◆ DATA ENTRIES:
======

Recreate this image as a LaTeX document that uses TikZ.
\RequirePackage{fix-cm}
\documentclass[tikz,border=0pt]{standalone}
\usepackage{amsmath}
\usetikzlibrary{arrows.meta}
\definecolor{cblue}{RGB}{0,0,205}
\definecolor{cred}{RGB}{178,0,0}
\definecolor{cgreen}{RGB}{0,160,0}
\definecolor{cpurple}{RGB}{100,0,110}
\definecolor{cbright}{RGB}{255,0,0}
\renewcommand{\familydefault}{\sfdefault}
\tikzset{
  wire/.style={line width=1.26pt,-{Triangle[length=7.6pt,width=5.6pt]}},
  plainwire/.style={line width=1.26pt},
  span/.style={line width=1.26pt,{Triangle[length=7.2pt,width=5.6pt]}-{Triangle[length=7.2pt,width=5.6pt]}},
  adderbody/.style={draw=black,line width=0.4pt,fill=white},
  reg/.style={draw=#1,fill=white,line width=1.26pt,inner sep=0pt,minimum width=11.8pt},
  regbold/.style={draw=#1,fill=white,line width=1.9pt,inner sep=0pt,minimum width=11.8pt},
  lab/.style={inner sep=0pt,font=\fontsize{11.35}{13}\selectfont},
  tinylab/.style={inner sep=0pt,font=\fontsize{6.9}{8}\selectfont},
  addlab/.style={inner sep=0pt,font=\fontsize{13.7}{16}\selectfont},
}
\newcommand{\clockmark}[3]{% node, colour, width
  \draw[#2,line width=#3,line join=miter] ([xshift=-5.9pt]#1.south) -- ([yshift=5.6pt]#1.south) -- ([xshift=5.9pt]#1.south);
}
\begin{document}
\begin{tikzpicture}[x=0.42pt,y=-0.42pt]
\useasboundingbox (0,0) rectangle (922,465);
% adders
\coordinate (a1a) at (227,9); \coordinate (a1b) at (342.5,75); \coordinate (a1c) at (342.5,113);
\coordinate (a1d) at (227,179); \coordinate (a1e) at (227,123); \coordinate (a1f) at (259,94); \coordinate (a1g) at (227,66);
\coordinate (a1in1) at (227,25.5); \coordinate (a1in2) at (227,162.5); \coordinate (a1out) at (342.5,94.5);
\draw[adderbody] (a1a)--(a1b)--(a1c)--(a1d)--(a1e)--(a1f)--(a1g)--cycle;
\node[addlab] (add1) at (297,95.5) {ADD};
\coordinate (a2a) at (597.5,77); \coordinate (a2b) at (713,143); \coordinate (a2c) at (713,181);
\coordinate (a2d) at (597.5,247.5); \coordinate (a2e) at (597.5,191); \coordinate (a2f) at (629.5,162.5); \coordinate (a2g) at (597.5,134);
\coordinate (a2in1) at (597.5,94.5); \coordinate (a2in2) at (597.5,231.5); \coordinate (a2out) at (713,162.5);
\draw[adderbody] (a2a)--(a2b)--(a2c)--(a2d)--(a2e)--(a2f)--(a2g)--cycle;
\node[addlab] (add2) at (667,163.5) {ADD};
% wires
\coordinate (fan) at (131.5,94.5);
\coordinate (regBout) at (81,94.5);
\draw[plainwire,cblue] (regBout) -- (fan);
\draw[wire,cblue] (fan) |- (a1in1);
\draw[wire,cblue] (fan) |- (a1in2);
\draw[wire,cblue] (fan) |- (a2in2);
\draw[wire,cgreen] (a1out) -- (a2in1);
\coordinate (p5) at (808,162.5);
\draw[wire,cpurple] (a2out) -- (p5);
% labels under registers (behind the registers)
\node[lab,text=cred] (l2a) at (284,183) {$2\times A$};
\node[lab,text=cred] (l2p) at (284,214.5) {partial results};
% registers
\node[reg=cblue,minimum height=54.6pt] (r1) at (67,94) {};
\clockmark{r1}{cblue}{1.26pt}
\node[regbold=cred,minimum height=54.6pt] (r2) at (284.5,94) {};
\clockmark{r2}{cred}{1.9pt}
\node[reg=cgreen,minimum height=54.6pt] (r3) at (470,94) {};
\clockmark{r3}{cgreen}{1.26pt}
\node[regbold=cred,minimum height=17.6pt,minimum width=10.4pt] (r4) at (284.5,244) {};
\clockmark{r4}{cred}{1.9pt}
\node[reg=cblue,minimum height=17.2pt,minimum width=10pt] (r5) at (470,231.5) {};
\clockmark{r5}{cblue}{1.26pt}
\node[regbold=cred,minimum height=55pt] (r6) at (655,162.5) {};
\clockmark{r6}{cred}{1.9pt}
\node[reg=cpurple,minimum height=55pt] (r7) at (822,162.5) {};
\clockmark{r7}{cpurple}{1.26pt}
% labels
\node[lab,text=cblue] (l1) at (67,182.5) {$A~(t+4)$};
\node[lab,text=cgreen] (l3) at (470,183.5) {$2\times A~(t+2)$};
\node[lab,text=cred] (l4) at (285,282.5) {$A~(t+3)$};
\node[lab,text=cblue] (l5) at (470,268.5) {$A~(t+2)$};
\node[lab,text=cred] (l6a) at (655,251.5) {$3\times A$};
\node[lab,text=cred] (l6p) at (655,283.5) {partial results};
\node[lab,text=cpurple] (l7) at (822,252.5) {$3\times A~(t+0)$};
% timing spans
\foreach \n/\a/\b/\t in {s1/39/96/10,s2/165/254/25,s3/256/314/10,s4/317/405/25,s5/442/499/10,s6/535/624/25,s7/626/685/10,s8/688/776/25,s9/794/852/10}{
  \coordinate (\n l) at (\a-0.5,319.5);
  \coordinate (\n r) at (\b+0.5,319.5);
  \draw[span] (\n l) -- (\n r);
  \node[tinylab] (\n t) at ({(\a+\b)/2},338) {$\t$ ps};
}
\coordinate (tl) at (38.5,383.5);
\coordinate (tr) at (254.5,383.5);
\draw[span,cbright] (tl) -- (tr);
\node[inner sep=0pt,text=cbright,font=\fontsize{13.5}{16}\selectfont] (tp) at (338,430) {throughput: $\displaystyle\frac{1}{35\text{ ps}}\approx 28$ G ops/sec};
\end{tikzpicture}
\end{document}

======

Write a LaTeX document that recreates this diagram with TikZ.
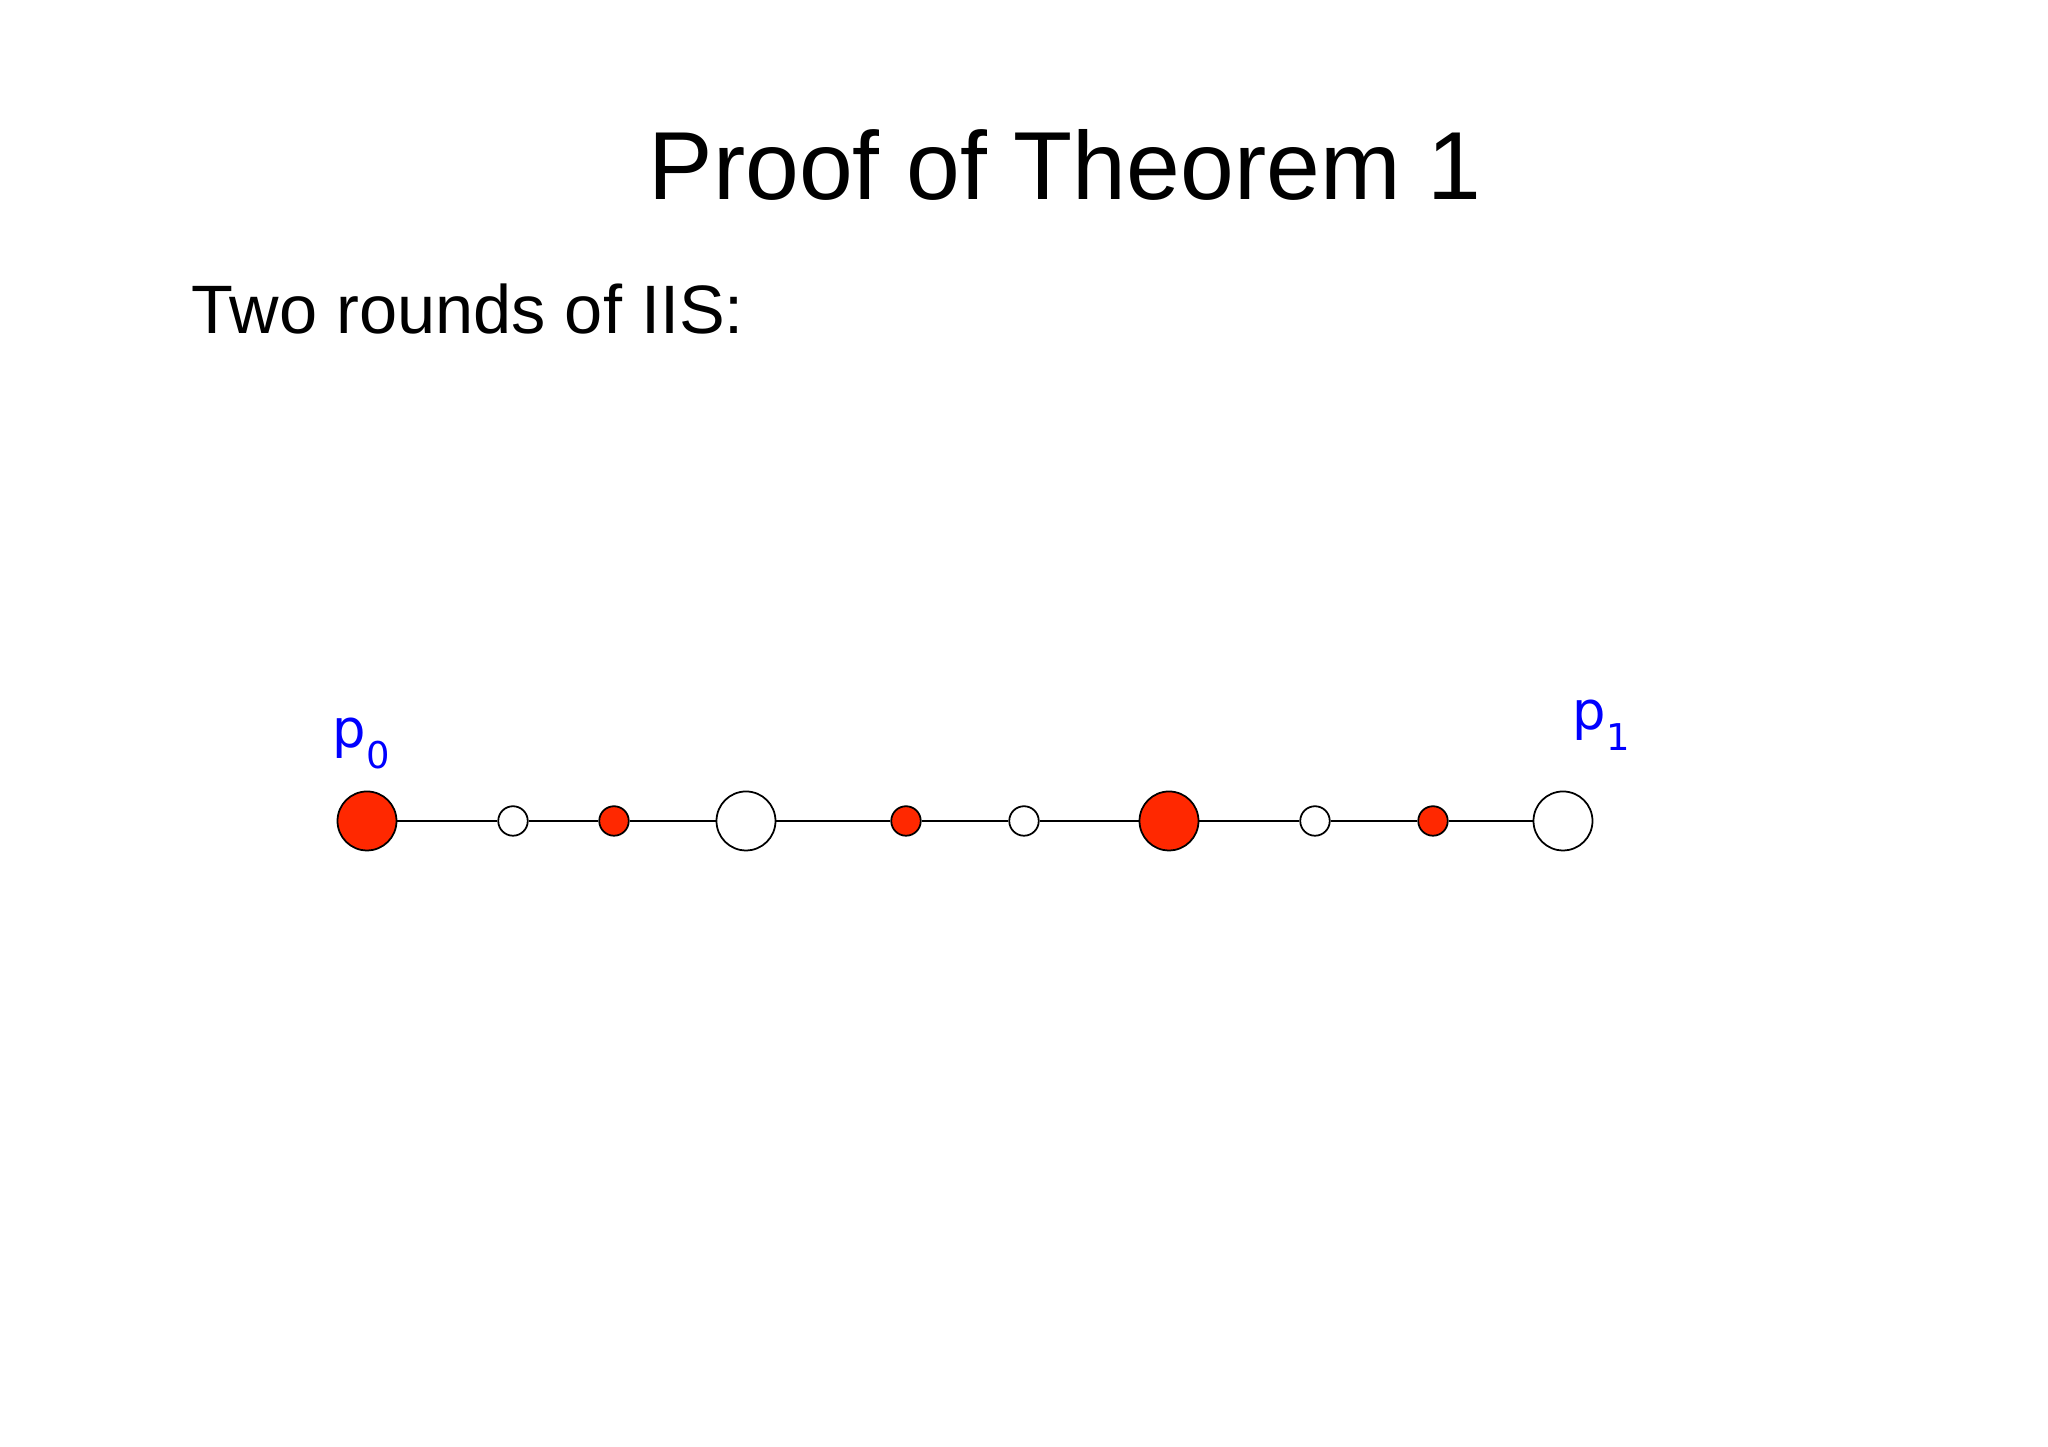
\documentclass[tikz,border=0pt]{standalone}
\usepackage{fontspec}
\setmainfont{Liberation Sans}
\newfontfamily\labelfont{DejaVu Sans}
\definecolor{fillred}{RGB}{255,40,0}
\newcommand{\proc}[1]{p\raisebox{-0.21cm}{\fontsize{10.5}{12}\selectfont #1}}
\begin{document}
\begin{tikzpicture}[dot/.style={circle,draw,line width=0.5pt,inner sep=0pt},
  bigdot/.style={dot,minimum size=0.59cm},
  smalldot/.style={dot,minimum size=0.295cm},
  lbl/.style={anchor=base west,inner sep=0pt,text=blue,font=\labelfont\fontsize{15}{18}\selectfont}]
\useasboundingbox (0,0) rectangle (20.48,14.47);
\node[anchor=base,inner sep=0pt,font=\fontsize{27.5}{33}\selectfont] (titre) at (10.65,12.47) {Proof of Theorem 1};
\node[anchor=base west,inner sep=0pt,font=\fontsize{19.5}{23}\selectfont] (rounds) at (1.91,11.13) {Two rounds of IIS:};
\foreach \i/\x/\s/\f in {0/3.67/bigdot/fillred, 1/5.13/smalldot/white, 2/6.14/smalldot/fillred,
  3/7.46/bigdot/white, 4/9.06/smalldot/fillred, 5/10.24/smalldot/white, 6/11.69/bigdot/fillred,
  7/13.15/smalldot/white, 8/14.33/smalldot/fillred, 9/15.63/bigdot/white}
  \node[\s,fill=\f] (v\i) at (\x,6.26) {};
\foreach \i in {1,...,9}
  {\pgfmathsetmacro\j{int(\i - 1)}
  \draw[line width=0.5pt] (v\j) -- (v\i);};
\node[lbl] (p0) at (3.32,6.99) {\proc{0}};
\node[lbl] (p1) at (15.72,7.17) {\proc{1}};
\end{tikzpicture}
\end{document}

======

◆ TASK STATEMENT: Find the word "that" and list each line it appears in.

◆ EXERCISE RESPONSE:
Recreate this image as a LaTeX document that uses TikZ.
Write a LaTeX document that recreates this diagram with TikZ.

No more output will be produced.